Les villageois, qui ne sont pas en mesure d’irriguer leurs champs en terrasse, ont vu leurs moyens de subsistance disparaître. Le village tout entier attend l’arrivée des pluies de printemps pour mettre en terre des plantes dont les fruits ne pourront être récoltés avant le mois d’octobre.
En attendant, bon nombre de villageois ne font qu’un repas par jour. Ils dépendent des revenus des membres de leur famille élargie installés dans des villes éloignées, où des manifestations sont régulièrement organisées pour réclamer le versement des salaires impayés.
Manifestations et paralysie de la Banque centrale (...)
Aux difficultés économiques rencontrées par les habitants d’Uniquba, du gouvernorat de Taïz et plus généralement du pays, s’ajoute le transfert du siège de la Banque centrale du Yémen (BCY) à Aden en septembre dernier. (...)
Les soins de santé représentent aussi un luxe inabordable pour les populations rurales. Personne n’a les moyens de payer les 5 000 riyals yéménites (soit environ 15 dollars) que coûte le trajet en taxi par un sentier de montagne pour rejoindre la route goudronnée située à quelques kilomètres de là. Cela veut dire que les milliers de familles qui vivent dans les villages de montagne isolés, loin des zones d’intervention des agences d’aide humanitaire, ne peuvent accéder aux soins de santé.
Outre les difficultés quotidiennes, Uniquba a vu sa population augmenter à cause du conflit. Les pères et les fils qui travaillaient dans les villes sont rentrés au village suite à l’escalade de la violence qui a poussé les entreprises à mettre la clé sous la porte, condamnant leurs employés au chômage.
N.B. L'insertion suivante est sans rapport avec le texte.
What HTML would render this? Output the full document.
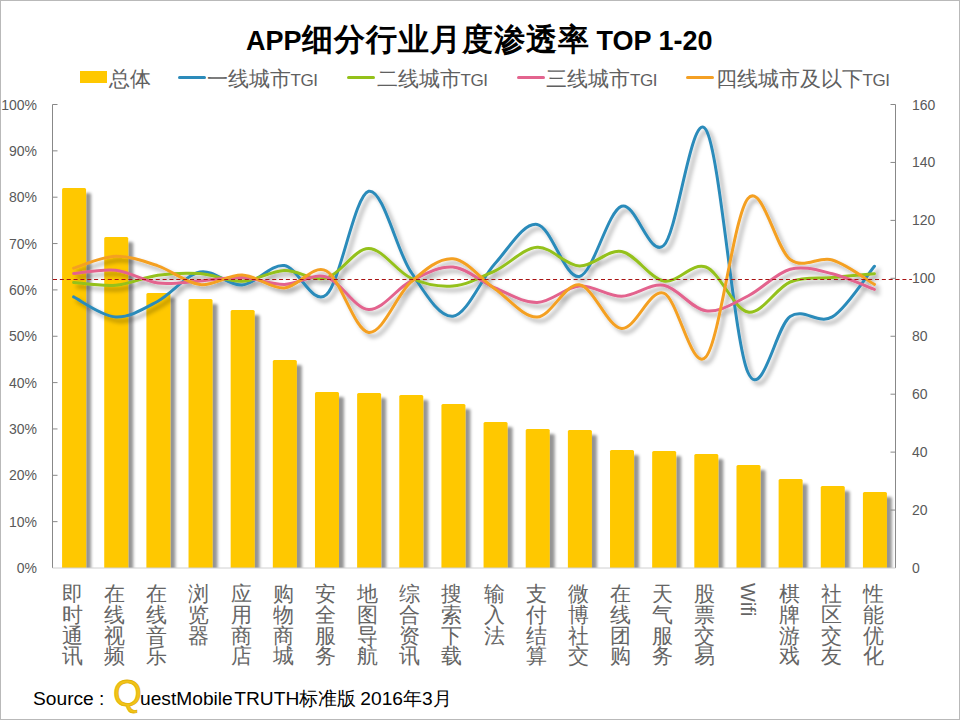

Le village est aussi devenu un lieu de refuge pour les déplacés des zones plus proches des lignes de front. (...)
Les chauffeurs des camions de marchandises qui tentent d’acheminer leur cargaison jusqu’aux habitants des quartiers sud de Taïz sont contraints d’emprunter une longue portion du lit d’une rivière asséchée — un chemin qui ne sera plus praticable en avril, à la saison des pluies.
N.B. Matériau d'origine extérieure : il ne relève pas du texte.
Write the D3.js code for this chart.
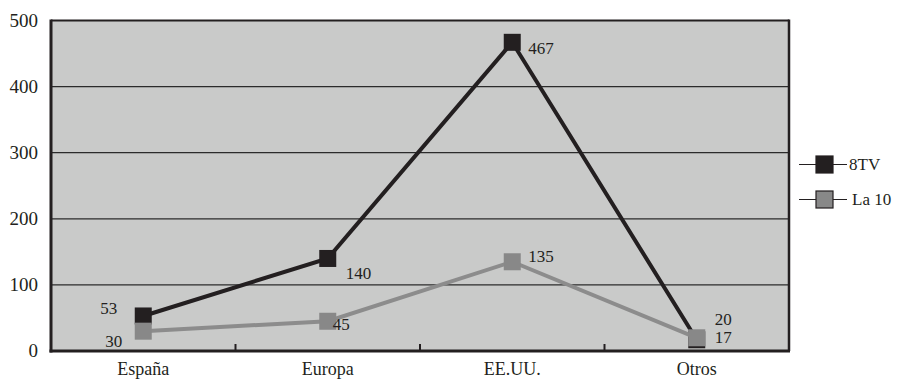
<!DOCTYPE html>
<html><head><meta charset="utf-8">
<script src="https://cdn.jsdelivr.net/npm/d3@7"></script>
<style>
html,body{margin:0;padding:0;background:#fff;}
svg{display:block;font-family:"Liberation Serif","DejaVu Serif",serif;}
</style></head>
<body><svg id="c" width="902" height="382"></svg>
<script>
const categories = ["España", "Europa", "EE.UU.", "Otros"];
const series8TV = [53, 140, 467, 17];
const seriesLa10 = [30, 45, 135, 20];
const seriesNames = ["8TV", "La 10"];
const yTicks = [0, 100, 200, 300, 400, 500];

// label placement offsets (dx, dy, anchor) per point
const labelOff8TV = [[-26,-8,"end"],[18,15,"start"],[16,6,"start"],[18,-3,"start"]];
const labelOffLa10 = [[-21,10,"end"],[5,3,"start"],[16,-6,"start"],[18,-19,"start"]];

const W = 902, H = 382;
const m = {l:51, r:789, t:20.5, b:351};
const svg = d3.select("#c");
const x = d3.scaleBand().domain(categories).range([m.l, m.r]).padding(0);
const y = d3.scaleLinear().domain([0, 500]).range([m.b, m.t]);
const cx = c => x(c) + x.bandwidth()/2;

// plot background
svg.append("rect").attr("x", m.l).attr("y", m.t).attr("width", m.r-m.l).attr("height", m.b-m.t).attr("fill", "#c9cac9");

// gridlines
svg.append("g").selectAll("line").data(yTicks.filter(d=>d>0 && d<500)).join("line")
  .attr("x1", m.l).attr("x2", m.r).attr("y1", d=>y(d)).attr("y2", d=>y(d))
  .attr("stroke", "#2b2b2b").attr("stroke-width", 1.3);

// y labels
const yAxis = d3.axisLeft(y).tickValues(yTicks).tickSize(0).tickPadding(13).tickFormat(d3.format("d"));
const ya = svg.append("g").attr("transform", `translate(${m.l},0)`).call(yAxis);
ya.select(".domain").remove();
ya.selectAll("text").attr("font-size", 19).attr("fill", "#231f20").attr("font-family", "Liberation Serif").attr("dy", "0.3em");

// x labels
const xAxis = d3.axisBottom(x).tickSize(0).tickPadding(11);
const xa = svg.append("g").attr("transform", `translate(0,${m.b})`).call(xAxis);
xa.select(".domain").remove();
xa.selectAll("text").attr("font-size", 18).attr("fill", "#231f20").attr("font-family", "Liberation Serif");

// x tick marks at band boundaries
svg.append("g").selectAll("line").data(categories.slice(1)).join("line")
  .attr("x1", d=>x(d)).attr("x2", d=>x(d)).attr("y1", m.b).attr("y2", m.b-7)
  .attr("stroke", "#231f20").attr("stroke-width", 2);

// border
svg.append("line").attr("x1", m.l).attr("x2", m.r).attr("y1", m.t).attr("y2", m.t).attr("stroke", "#231f20").attr("stroke-width", 2);
svg.append("line").attr("x1", m.r).attr("x2", m.r).attr("y1", m.t-1).attr("y2", m.b).attr("stroke", "#231f20").attr("stroke-width", 2.5);
svg.append("line").attr("x1", m.l).attr("x2", m.l).attr("y1", m.t-1).attr("y2", m.b+1.5).attr("stroke", "#231f20").attr("stroke-width", 3);
svg.append("line").attr("x1", m.l-1.5).attr("x2", m.r+1).attr("y1", m.b).attr("y2", m.b).attr("stroke", "#231f20").attr("stroke-width", 3);

const series = [
  {name: seriesNames[0], values: series8TV, off: labelOff8TV, line: "#231f20", fill: "#231f20"},
  {name: seriesNames[1], values: seriesLa10, off: labelOffLa10, line: "#8c8c8c", fill: "#888888"}
];
const S = 17;
const lineGen = d3.line().x((d,i)=>cx(categories[i])).y(d=>y(d));
series.forEach(s => {
  const g = svg.append("g");
  g.append("path").attr("d", lineGen(s.values)).attr("fill", "none").attr("stroke", s.line).attr("stroke-width", 4);
  g.selectAll("rect").data(s.values).join("rect")
    .attr("x", (d,i)=>cx(categories[i])-S/2).attr("y", d=>y(d)-S/2)
    .attr("width", S).attr("height", S).attr("fill", s.fill);
});
series.forEach(s => {
  svg.append("g").selectAll("text").data(s.values).join("text")
    .attr("x", (d,i)=>cx(categories[i]) + s.off[i][0])
    .attr("y", (d,i)=>y(d) + s.off[i][1])
    .attr("dy", "0.35em")
    .attr("text-anchor", (d,i)=>s.off[i][2])
    .attr("font-size", 17).attr("fill", "#231f20")
    .text(d=>d);
});

// legend
const leg = svg.append("g");
series.forEach((s, i) => {
  const ly = 164.5 + i*35;
  const x0 = 799, x1 = 847;
  leg.append("line").attr("x1", x0).attr("x2", x1).attr("y1", ly).attr("y2", ly).attr("stroke", "#231f20").attr("stroke-width", 1.2);
  leg.append("rect").attr("x", 816).attr("y", ly-8.5).attr("width", 17).attr("height", 17)
    .attr("fill", s.fill).attr("stroke", "#231f20").attr("stroke-width", 1.2);
  leg.append("text").attr("x", i===0 ? 849 : 852).attr("y", ly).attr("dy", "0.35em")
    .attr("font-size", 17).attr("fill", "#231f20").text(s.name);
});
</script></body></html>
Dans cette enclave, même les quartiers « libérés » des rebelles houthis restent étrangement calmes ; des messages laissés sur les portes des maisons et les murs révèlent la présence de pièges et de mines. Trop apeurés pour rentrer chez eux, les villageois ont abandonné leur maison, hantés par les histoires des personnes rentrées chez elles et soufflées par une explosion en ouvrant la porte de leur logement, et dont les corps ont été retrouvés plusieurs jours plus tard.
Plus près des lignes de front, les rues étroites sont traversées de bâches — pour obstruer la vue des tireurs Houthis — et des pancartes préviennent les passants courageux de la présence de tireurs embusqués guettant leur prochaine victime. Les enfants qui vont chercher de l’eau, les hommes qui transportent des courses — personne n’est à l’abri des prédateurs cachés dans des bâtiments situés à quelques mètres. (...)
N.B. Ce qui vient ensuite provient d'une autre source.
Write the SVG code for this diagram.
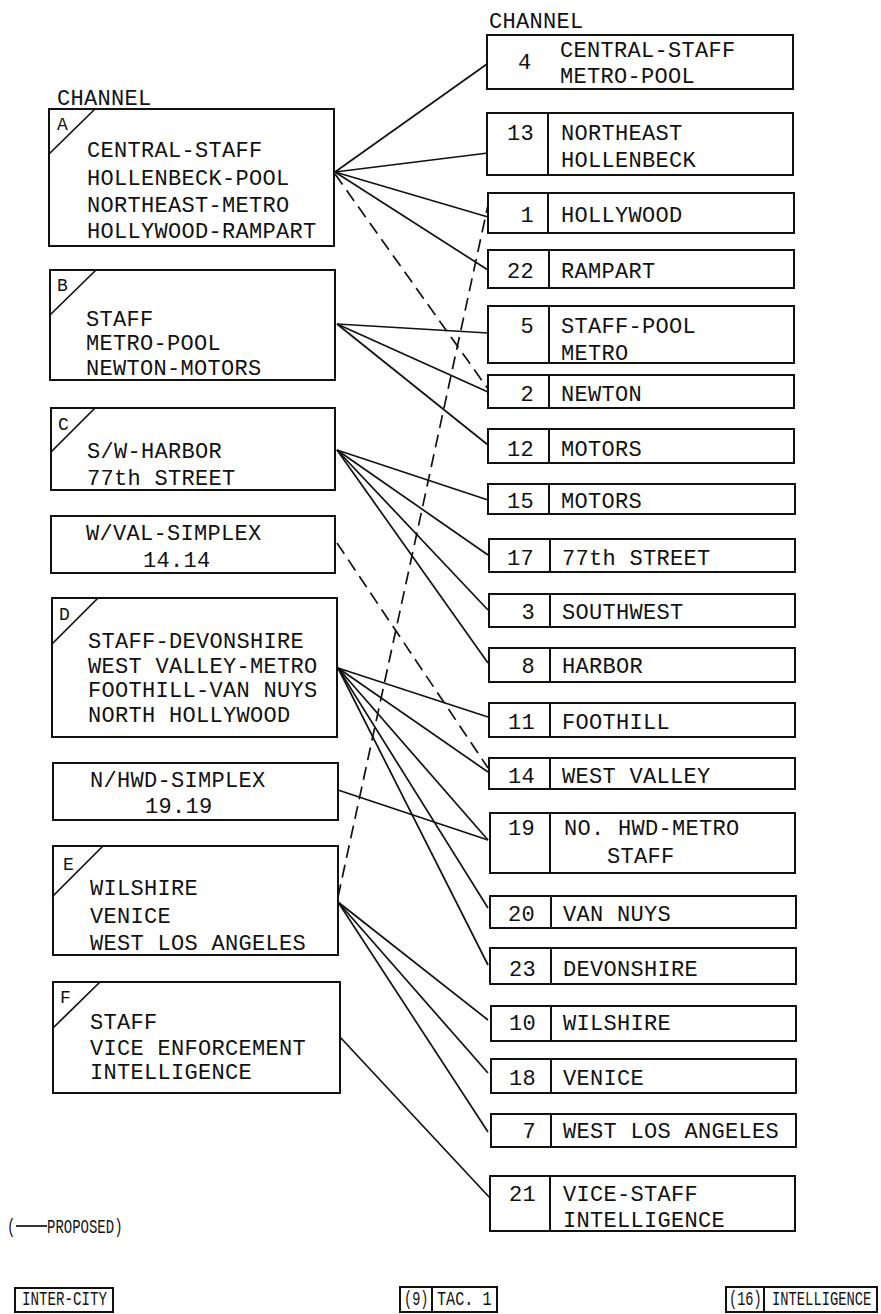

Comme dans le reste du pays, le système de santé s’est effondré.
L’hôpital yéméno-suédois soutenu par Médecins sans Frontières était autrefois le plus grand établissement de santé pour enfants de Taïz. Mais il a été dégradé par les rebelles Houthis et les forces de M. Saleh qui s’y sont installés au début du conflit. Alors que la famine menace la région, Taïz a perdu une unité de soins intensifs pédiatriques et un centre de nutrition qui offraient des soins vitaux, car deux étages ont dû être abandonnés, en raison de dégâts importants. Le centre d’alimentation de l’hôpital, qui accueille les enfants souffrant de malnutrition, ne dispose plus que de six lits entassés dans une petite salle au rez-de-chaussée. (...)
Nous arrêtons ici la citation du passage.